Both of which are available at Wal-Mart.
I always knew about the guns, but only recently discovered that Wal-Mart stores (at least in Louisiana) carry huge buckets with weeks worth of dehydrated survival food.
I'm sure it's for hurricanes. Yeah, that's it.
But the western Roman empire fell and cities depopulated and folks switched back to subsistence farming for hundreds of years.
And plenty of places have been at war and had much of civilization's usefulness diminished from days to decades. Not to mention straightforward natural disasters.
My prepping is limited to buying toilet paper at costco and having bags of beans and rice and such in my pantry and just... knowing how to do things in general.
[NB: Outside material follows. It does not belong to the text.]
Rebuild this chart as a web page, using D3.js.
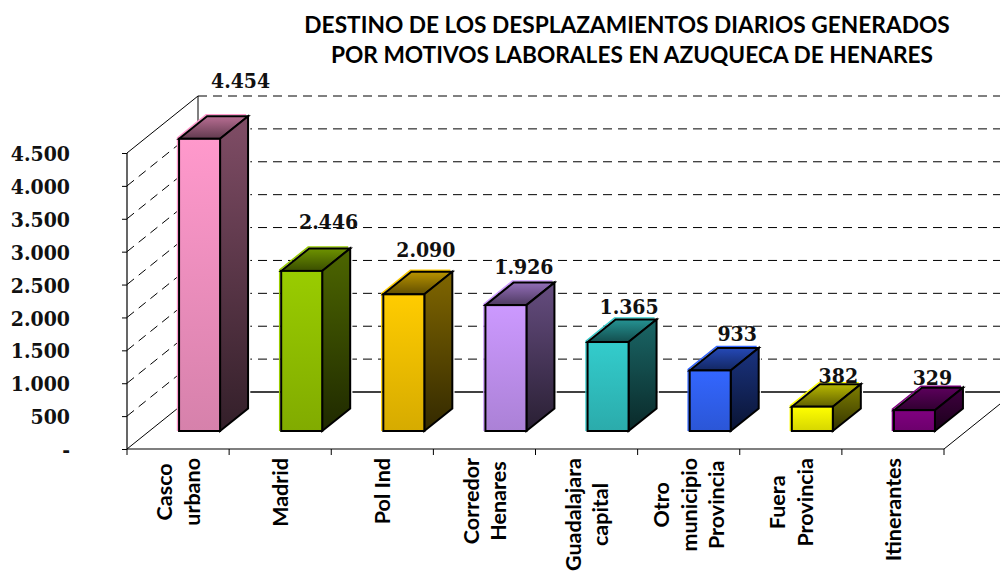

That doesn't mean anybody who does a lot of research online or buys a lot of things is a obsessive hobbyist of course. The difference can at times be hard to tell from the outside, but someone whose first thought when an apocalypse brews on the horizon is to get weapons and turn their home into a bunker, instead of e.g. relying on a strong neighbourhood network and helping others is certainly a specific type of person. The problems that will arise are of the type that will be hard to solve alone. E.g. prep all you can, but what if your family member needs a doctor? Or something is fucked with your electrical system and you need someone.
This is why people make fun of preppers. Not because being prepared is a bad thing (it is not!), but because you get the feeling some of them can hardly wait for the end times to come around so they can test drive their gear.